30-10-2025
Offices, Research

European office market sees return of big deals

Large transactions are making a comeback in the European office market, according to the “European Investment Office” report by Savills. 

European office prime yields   Savills

European office prime yields - Savills

In the third quarter of 2025, the average size of European office deals reached €30 mln, a three-year high. The number of large office investments (over €50 mln) also increased by 43% year-on-year, indicating investors are more willing to engage in bigger deals.
Prime office yields in Europe remained steady at 4.87% during this period, with some cities like Dublin and Berlin seeing slight compressions (lower yields).
Cross-border investment in European offices from the EMEA region has also significantly increased by 46% year-on-year, with Norway, Switzerland, the UAE, and Spain being the most active buyers. Even established US investors, typically focused on London, are showing more interest in continental Europe. For instance, Blackstone recently acquired the Trocadero in Paris for around €700 mln in Q3 2025.
With a scarcity of available high-quality office spaces and limited new construction, rents are on the rise.
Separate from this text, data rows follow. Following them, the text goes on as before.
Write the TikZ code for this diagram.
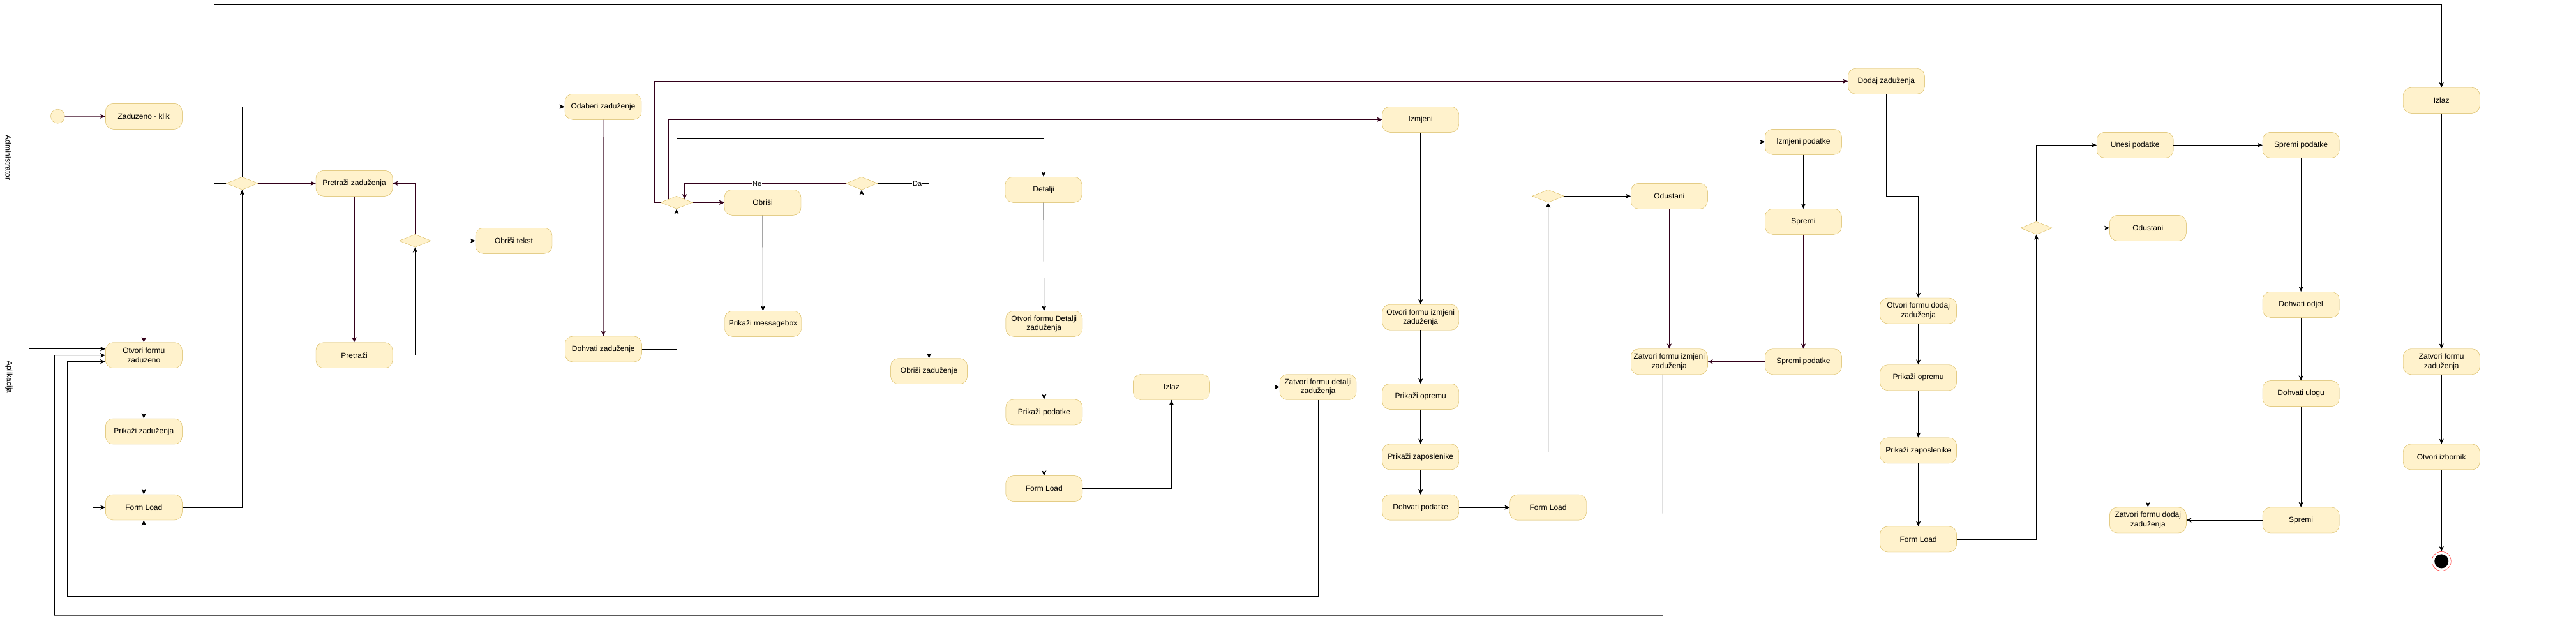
\documentclass[tikz,border=0pt]{standalone}
\usepackage{fontspec}
\setmainfont{Liberation Sans}
\usepackage{tikz}
\usetikzlibrary{
    arrows.meta,
    shapes.geometric,
    calc
}
\definecolor{actfill}{HTML}{FFF2CC}
\definecolor{actline}{HTML}{D6B656}
\definecolor{flowdark}{HTML}{33001A}
\tikzset{
    act/.style={rectangle, rounded corners=12pt, draw=actline, fill=actfill,
        minimum width=120pt, minimum height=40pt, inner sep=2pt, align=center,
        font=\fontsize{12}{14.5}\selectfont},
    choice/.style={diamond, draw=actline, fill=actfill, minimum width=50pt,
        minimum height=20pt, inner sep=0pt},
    startst/.style={circle, draw=actline, fill=actfill, minimum size=22pt, inner sep=0pt},
    endst/.style={circle, draw=red, fill=white, minimum size=30pt, inner sep=0pt},
    lane/.style={rotate=-90, font=\fontsize{12}{14}\selectfont},
    guard/.style={fill=white, inner sep=1pt, font=\fontsize{11}{13}\selectfont},
    flow/.style={->, line width=0.9pt},
    dk/.style={draw=flowdark},
    >={Stealth[length=8pt,width=7pt,inset=2pt]}
}

\begin{document}
\begin{tikzpicture}[x=1pt, y=-1pt]
    \useasboundingbox (0,0) rectangle (4036,1006);

    % swimlanes
    \draw[actline, line width=0.9pt] (5,421) -- (4036,421);
    \draw (13,247) node[lane]{Administrator};
    \draw (14,591) node[lane]{Aplikacija};

    % Administrator
    \begin{scope}[shift={(0,0)}]
        \draw (  90.4,182.2) node[startst](st){};
        \draw ( 225.3,182.3) node[act](zk){Zaduzeno - klik};
        \draw ( 379.4,287.3) node[choice](d1){};
        \draw ( 555.0,287.3) node[act](pz){Pretraži zaduženja};
        \draw ( 650.4,377.3) node[choice](d2){};
        \draw ( 805.0,377.3) node[act](ot){Obriši tekst};
        \draw ( 945.0,167.3) node[act](oz){Odaberi zaduženje};
        \draw (1060.0,317.3) node[choice](d3){};
        \draw (1195.0,317.3) node[act](ob){Obriši};
        \draw (1350.0,287.3) node[choice](d4){};
        \draw (1635.0,297.3) node[act](det){Detalji};
        \draw (2225.7,187.3) node[act](izm){Izmjeni};
        \draw (2425.6,307.3) node[choice](d5){};
        \draw (2615.3,307.3) node[act](od1){Odustani};
        \draw (2825.4,222.3) node[act](ip){Izmjeni podatke};
        \draw (2825.4,347.3) node[act](spr1){Spremi};
        \draw (2955.4,127.3) node[act](dz){Dodaj zaduženja};
        \draw (3190.6,357.3) node[choice](d6){};
        \draw (3345.2,227.3) node[act](up){Unesi podatke};
        \draw (3365.3,357.3) node[act](od2){Odustani};
        \draw (3605.1,227.3) node[act](sp2){Spremi podatke};
        \draw (3825.2,157.3) node[act](iz2){Izlaz};
    \end{scope}

    % Aplikacija
    \begin{scope}[shift={(0,0)}]
        \draw ( 225.3,556.7) node[act](ofz){Otvori formu\\zaduzeno};
        \draw ( 225.3,676.0) node[act](pzd){Prikaži zaduženja};
        \draw ( 225.3,795.0) node[act](fl1){Form Load};
        \draw ( 555.0,556.7) node[act](pr){Pretraži};
        \draw ( 945.3,547.0) node[act](dhz){Dohvati zaduženje};
        \draw (1195.5,507.3) node[act](pm){Prikaži messagebox};
        \draw (1455.6,581.7) node[act](obz){Obriši zaduženje};
        \draw (1635.8,507.3) node[act](ofd){Otvori formu Detalji\\zaduženja};
        \draw (1635.8,646.0) node[act](ppd){Prikaži podatke};
        \draw (1635.8,765.6) node[act](fl2){Form Load};
        \draw (1835.4,606.5) node[act](izl){Izlaz};
        \draw (2065.0,606.5) node[act](zfd){Zatvori formu detalji\\zaduženja};
        \draw (2225.7,497.2) node[act](ofi){Otvori formu izmjeni\\zaduženja};
        \draw (2225.7,621.4) node[act](po1){Prikaži opremu};
        \draw (2225.7,715.9) node[act](pz1){Prikaži zaposlenike};
        \draw (2225.7,795.1) node[act](dp){Dohvati podatke};
        \draw (2425.5,795.1) node[act](fl3){Form Load};
        \draw (2615.3,566.7) node[act](zfi){Zatvori formu izmjeni\\zaduženja};
        \draw (2825.4,566.7) node[act](spd1){Spremi podatke};
        \draw (3005.6,487.0) node[act](ofdd){Otvori formu dodaj\\zaduženja};
        \draw (3005.6,591.7) node[act](po2){Prikaži opremu};
        \draw (3005.6,705.9) node[act](pz2){Prikaži zaposlenike};
        \draw (3005.6,845.0) node[act](fl4){Form Load};
        \draw (3605.1,477.3) node[act](dod){Dohvati odjel};
        \draw (3605.1,616.6) node[act](dul){Dohvati ulogu};
        \draw (3605.1,815.0) node[act](spr2){Spremi};
        \draw (3365.3,815.0) node[act](zfdd){Zatvori formu dodaj\\zaduženja};
        \draw (3825.2,566.7) node[act](zfz){Zatvori formu\\zaduženja};
        \draw (3825.2,715.9) node[act](oi){Otvori izbornik};
        \draw (3825.2,879.4) node[endst](fin){};
        \fill (fin.center) circle (11pt);
    \end{scope}

    % dark connectors
    \draw[flow,dk] (st) -- (zk);
    \draw[flow,dk] (zk) -- (ofz);
    \draw[flow,dk] (d1) -- (pz);
    \draw[flow,dk] (pz) -- (pr);
    \draw[flow,dk] (d2.north) |- (pz.east);
    \draw[flow,dk] (oz) -- (dhz);
    \draw[flow,dk] (d3) -- (ob);
    \draw[flow,dk] (d3.west) -| (1025.4,127.3) -- (dz.west);
    \draw[flow,dk] (d3.north west) |- (izm.west);
    \draw[flow,dk] (d4.west) -| node[guard,pos=0.275]{Ne} (d3.north east);
    \draw[flow,dk] (od1) -- (zfi);
    \draw[flow,dk] (spr1) -- (spd1);
    \draw[flow,dk] (spd1) -- (zfi);

    % black connectors
    \draw[flow] (d1.west) -| (335.8,7.3) -| (iz2.north);
    \draw[flow] (d1.north) |- (oz.west);
    \draw[flow] (d2) -- (ot);
    \draw[flow] (fl1.east) -| (d1.south);
    \draw[flow] (pr.east) -| (d2.south);
    \draw[flow] (ot.south) -- (805,855) -| (fl1.south);
    \draw[flow] (ofz) -- (pzd);
    \draw[flow] (pzd) -- (fl1);
    \draw[flow] (obz.south) -- (1455.6,894.7) -| (145.8,795) -- (fl1.west);
    \draw[flow] (dhz.east) -| (d3.south);
    \draw[flow] (ob) -- (pm);
    \draw[flow] (pm.east) -| (d4.south);
    \draw[flow] (d3.north) -- (1060,217.3) -| (det.north);
    \draw[flow] (d4.east) -| node[guard,pos=0.385]{Da} (obz.north);
    \draw[flow] (det) -- (ofd);
    \draw[flow] (ofd) -- (ppd);
    \draw[flow] (ppd) -- (fl2);
    \draw[flow] (fl2.east) -| (izl.south);
    \draw[flow] (izl) -- (zfd);
    \draw[flow] (zfd.south) -- (2065,934.3) -| (105.6,566.7) -- ([yshift=-10pt]ofz.west);
    \draw[flow] (izm) -- (ofi);
    \draw[flow] (ofi) -- (po1);
    \draw[flow] (po1) -- (pz1);
    \draw[flow] (pz1) -- (dp);
    \draw[flow] (dp) -- (fl3);
    \draw[flow] (fl3) -- (d5);
    \draw[flow] (d5.north) |- (ip.west);
    \draw[flow] (d5) -- (od1);
    \draw[flow] (ip) -- (spr1);
    \draw[flow] ([xshift=-10pt]zfi.south) -- (2605.5,964.2) -| (85.5,556.7) -- (ofz.west);
    \draw[flow] (dz.south) -- (2955.4,307.3) -| (ofdd.north);
    \draw[flow] (ofdd) -- (po2);
    \draw[flow] (po2) -- (pz2);
    \draw[flow] (pz2) -- (fl4);
    \draw[flow] (fl4.east) -| (d6.south);
    \draw[flow] (d6.north) |- (up.west);
    \draw[flow] (d6) -- (od2);
    \draw[flow] (up) -- (sp2);
    \draw[flow] (sp2) -- (dod);
    \draw[flow] (dod) -- (dul);
    \draw[flow] (dul) -- (spr2);
    \draw[flow] (spr2) -- (zfdd);
    \draw[flow] (od2) -- (zfdd);
    \draw[flow] (zfdd.south) -- (3365.3,993.6) -| (45.3,546.7) -- ([yshift=10pt]ofz.west);
    \draw[flow] (iz2) -- (zfz);
    \draw[flow] (zfz) -- (oi);
    \draw[flow] (oi) -- (fin);
\end{tikzpicture}
\end{document}
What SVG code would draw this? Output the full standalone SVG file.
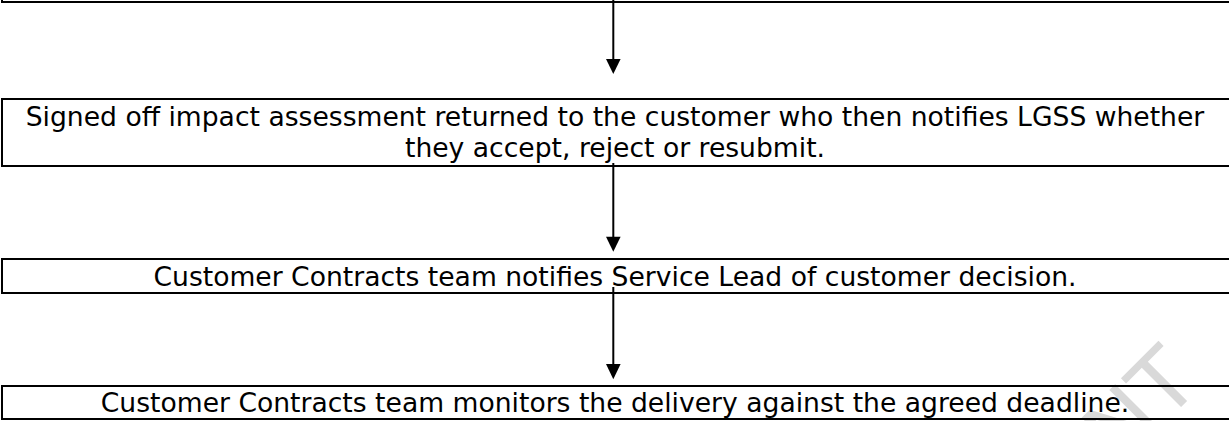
<svg xmlns="http://www.w3.org/2000/svg" width="1229" height="421" viewBox="0 0 1229 421">
<defs>
<style>
.box{fill:none;stroke:#000;stroke-width:2}
.lbl{font-family:"DejaVu Sans",Verdana,sans-serif;font-size:26.6px;fill:#000;text-anchor:middle}
.conn{stroke:#000;stroke-width:2;fill:none}
.head{fill:#000}
.wm{font-family:"DejaVu Sans",sans-serif;font-size:86px;fill:#d9d9d9}
</style>
</defs>
<rect width="1229" height="421" fill="#fff"/>
<text class="wm" transform="translate(1120,468) rotate(-45)">NT</text>
<g id="node-prev"><rect class="box" x="2" y="-60" width="1240" height="62"/></g>
<g id="node-signoff">
<rect class="box" x="2" y="99" width="1240" height="67"/>
<text class="lbl" x="615" y="125.5">Signed off impact assessment returned to the customer who then notifies LGSS whether</text>
<text class="lbl" x="615" y="156.5">they accept, reject or resubmit.</text>
</g>
<g id="node-notify">
<rect class="box" x="2" y="259" width="1240" height="34"/>
<text class="lbl" x="615" y="286">Customer Contracts team notifies Service Lead of customer decision.</text>
</g>
<g id="node-monitor">
<rect class="box" x="2" y="386" width="1240" height="33"/>
<text class="lbl" x="615" y="412">Customer Contracts team monitors the delivery against the agreed deadline.</text>
</g>
<g id="connectors">
<line class="conn" x1="613.3" y1="0" x2="613.3" y2="60"/>
<polygon class="head" points="606,59 620.6,59 613.3,74"/>
<line class="conn" x1="613.3" y1="163" x2="613.3" y2="238"/>
<polygon class="head" points="606,236.7 620.6,236.7 613.3,251.7"/>
<line class="conn" x1="613.3" y1="287" x2="613.3" y2="365"/>
<polygon class="head" points="606,364 620.6,364 613.3,379.3"/>
</g>
</svg>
This upward trend in rental income is expected to be the primary factor boosting overall investment returns in the coming year.
Because new developments are scarce, businesses have fewer alternatives when their leases expire. High interest rates also make companies reluctant to spend capital on new locations, leading to a higher rate of lease renewals. This situation allows landlords to increase rents, especially for prime properties.
Investors continue to favor modern office buildings in central, well-connected areas. While political instability and high bond yields still present challenges for deploying capital, the current investment environment is more favorable than a year ago. 
James Burke, director, Global Cross Border Investment at Savills, said: “The quantum and breadth of buyers for European offices has returned, and we are seeing an uptick in the number of underbidders for prime stock. Signs of yield compression for the asset class in selected markets is also drawing a greater number of vendors.”
Mike Barnes, director in Savills' European Commercial Research team, added: “Income returns will continue to be the main driver of total returns over the next twelve months. With a shortage of new office developments taking place, occupiers have few options at lease expiry. Interest rates remain high, and occupiers are hesitant to invest in capex on new premises, and we are thus seeing a higher proportion of lease renewals, providing landlords with opportunities to capture prime rental growth.”